Mis primeros contactos con Madrid fueron literarios, de la mano de Sánchez Ferlosio: El Jarama y Alfanhuí, que son dos obras complementarias, oníricas: una hiperrealista, y la otra, de una fantasía imposible.
Después viví en Canal, Vallecas, y una corrala de La Latina. Pero no llegué a integrarme.
Para describir aquella realidad hice uso del ritmo narrativo de Pío Baroja Nessi. Pero hace mucho que la literatura en castellano parece haber muerto, siendo que yo no debí alimentarme de Camilo José Cela Trulock, ni de Miguel Delibes Setién, que fueron sus estertores, tan pegados como estaban a la realidad de la posguerra. Tenía que haberme dado cuenta de que la realidad es ese caminante no hay camino, se hace camino al andar, que de tan manido ya no sé ni de quién es.
Vicente Aleixandre llegó ya muy tarde.

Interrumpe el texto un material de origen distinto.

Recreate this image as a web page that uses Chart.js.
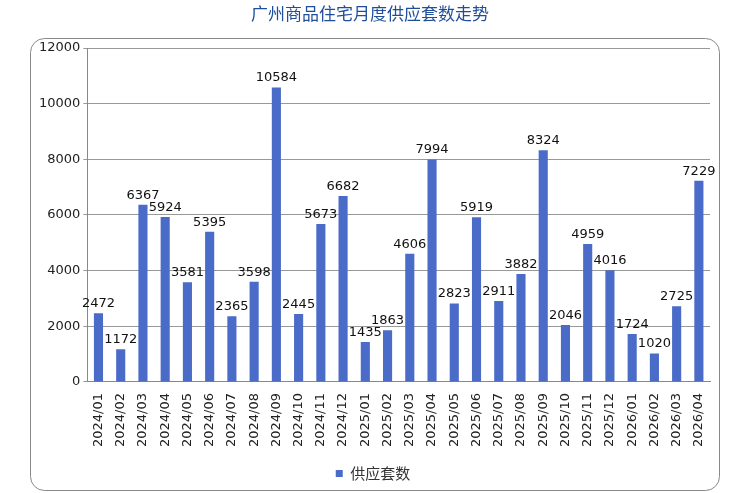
<!DOCTYPE html>
<html><head><meta charset="utf-8">
<script src="https://cdn.jsdelivr.net/npm/chart.js@4"></script>
<style>body{margin:0;background:#fff}</style>
</head><body>
<canvas id="myChart" width="740" height="493"></canvas>
<script>
const months = ['2024/01','2024/02','2024/03','2024/04','2024/05','2024/06','2024/07','2024/08','2024/09','2024/10','2024/11','2024/12',
  '2025/01','2025/02','2025/03','2025/04','2025/05','2025/06','2025/07','2025/08','2025/09','2025/10','2025/11','2025/12',
  '2026/01','2026/02','2026/03','2026/04'];
const supply = [2472,1172,6367,5924,3581,5395,2365,3598,10584,2445,5673,6682,
  1435,1863,4606,7994,2823,5919,2911,3882,8324,2046,4959,4016,1724,1020,2725,7229];
const titleText = '广州商品住宅月度供应套数走势';
const seriesName = '供应套数';

const FONT = '"Noto Sans CJK SC", "DejaVu Sans", sans-serif';

const decor = {
  id: 'decor',
  beforeDraw(chart) {
    const c = chart.ctx;
    c.save();
    c.fillStyle = '#1F4E9A';
    c.font = '17px ' + FONT;
    c.textAlign = 'center';
    c.textBaseline = 'middle';
    c.fillText(titleText, 370, 14);
    c.strokeStyle = '#888';
    c.lineWidth = 1;
    c.beginPath();
    c.roundRect(30.5, 38.5, 689, 452, 14);
    c.stroke();
    c.restore();
  },
  afterDatasetsDraw(chart) {
    const c = chart.ctx;
    const meta = chart.getDatasetMeta(0);
    c.save();
    c.fillStyle = '#111';
    c.font = '13px "DejaVu Sans", sans-serif';
    c.textAlign = 'center';
    c.textBaseline = 'bottom';
    meta.data.forEach((bar, i) => c.fillText(supply[i], bar.x, bar.y - 3));
    c.restore();
  }
};

new Chart(document.getElementById('myChart'), {
  type: 'bar',
  data: {
    labels: months,
    datasets: [{
      label: seriesName,
      data: supply,
      backgroundColor: '#4A6CC8',
      categoryPercentage: 0.82,
      barPercentage: 0.5
    }]
  },
  options: {
    responsive: false,
    animation: false,
    layout: { padding: { left: 36, right: 30, top: 48, bottom: 2 } },
    plugins: {
      legend: {
        position: 'bottom',
        labels: { boxWidth: 7, boxHeight: 7, color: '#333', font: { size: 15, family: FONT }, padding: 16 }
      },
      tooltip: { enabled: false }
    },
    scales: {
      x: {
        grid: { display: false },
        border: { color: '#888' },
        ticks: { minRotation: 90, maxRotation: 90, color: '#222', font: { size: 13, family: '"DejaVu Sans", sans-serif' } }
      },
      y: {
        min: 0, max: 12000,
        ticks: { stepSize: 2000, color: '#222', font: { size: 13, family: '"DejaVu Sans", sans-serif' },
          callback: v => String(v) },
        grid: { color: '#999', drawTicks: true, tickLength: 4 },
        border: { color: '#888' }
      }
    }
  },
  plugins: [decor]
});
</script>
</body></html>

No comprendí que no acometiera su homosexualidad, mucho más difícil de comprender para la sociedad hispánica que su literatura.
Y sin embargo, Miguel Unamuno Jugo llegó, finalmente, después de todo, para explicarme el porqué del final de todo lo español, que yo me había empeñado en buscar en su lecho de muerte.